GluA1, but not GluA2, surface expression is greater in Junk-Food-Gainers than Non-Gainers. (a) Junk-food produces substantial weight gain in a subset of susceptible rats. (b) Eating junk-food followed by junk-food deprivation is associated with a sensitized response to cocaine in Junk-Food-Gainers (JF-G) compared with Junk-Food-Non-Gainers (JF-N). Inset shows locomotion during habituation and after saline injection. (c) Representative blot of GluA1 expression in crosslinked NAc samples. (d, e) GluA1, but not GluA2, surface expression is greater in Junk-Food-Gainers compared with Junk-Food-Non-Gainers after junk-food deprivation, suggesting the presence of CP-AMPARs. All data are shown as mean±SEM; *p<0.05.

Figure 2

The contribution of CP-AMPARs is greater in Junk-Food-Gainer vs chow-fed rats following junk-food deprivation. (a) Normalized amplitude before (BL) and after bath application of the CP-AMPAR antagonist naspm (200 μM). Inset shows example eEPSCs before (black) and after naspm (red). (b) The reduction by naspm is greater in Junk-Food-Gainer vs chow-fed rats. (c) Location of whole-cell recordings for all experiments. The shaded area indicates the general location of recordings made in the NAc core. Recordings fell approximately between 2.04 and 1.56 mm from Bregma; figure adapted from Paxinos and Watson (2007). All data shown as mean±SEM; *p<0.05. A full color version of this figure is available at the Neuropsychopharmacology journal online.

Figure 3

The relative abundance of NAc GluA1 surface vs intracellular (S/I) protein expression is enhanced after junk-food consumption and deprivation only in obesity-prone rats.
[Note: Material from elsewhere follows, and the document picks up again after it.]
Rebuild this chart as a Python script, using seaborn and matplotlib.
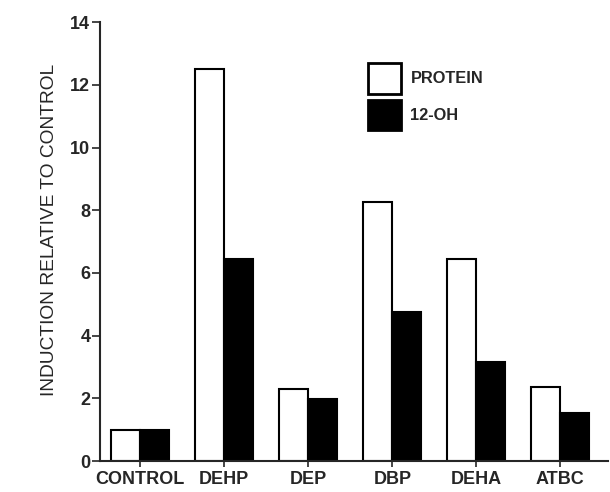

This was due to shifts in both surface and intracellular protein expression. (a) Surface to intracellular ratio, (b) surface and (c) intracellular expression of GluA1 protein in obesity-resistant (OR) and obesity-prone (OP) rats given chow or junk-food. All data shown as mean±SEM; *p<0.05: OP-JF vs OP-Chow.

Figure 4

Just 10 days of junk-food followed by 2 weeks of junk-food deprivation is sufficient to induce CP-AMPAR upregulation in obesity-prone but not obesity-resistant rats. This increase occurred in the absence of differences in food intake and weight gain. (a) Normalized amplitude before and after naspm (200 μM). Inset: Example of eEPSCs from junk-food fed rats before (black) and after naspm (red). (b) Time course of eEPSC before and after naspm application. (c) The reduction by naspm is increased after junk-food in obesity-prone but not obesity-resistant rats. (d) Weight gain is similar between groups. (e) Junk-food consumption is similar between groups. All data shown as mean±SEM. *p<0.05; ***p<0.001 OP-JF vs all other groups. A full color version of this figure is available at the Neuropsychopharmacology journal online.

Figure 5

Junk-food-induced increases in CP-AMPARs are present after just 1 day of junk-food deprivation in obesity-prone but not obesity-resistant rats. (a) Normalized amplitude before (Baseline) and after naspm (200 μM). Inset: Example eEPSCs from junk-food fed rats before (black) and after naspm (red). (b) Time course before and after naspm application. (c) The reduction by naspm is greater in obesity-prone vs obesity-resistant rats given junk-food. (d) Weight gain is similar between groups. (e) Junk-food consumption is similar between groups. All data are shown as mean±SEM. * = p<0.05, **p<0.01. (f) Summary of individual eEPSC amplitudes across all studies (BL=baseline, N= + naspm; open symbols=chow groups, closed symbols=junk-food groups, triangles=outbred rats, circles=obesity-resistant rats, and squares=obesity-prone rats). A full color version of this figure is available at the Neuropsychopharmacology journal online.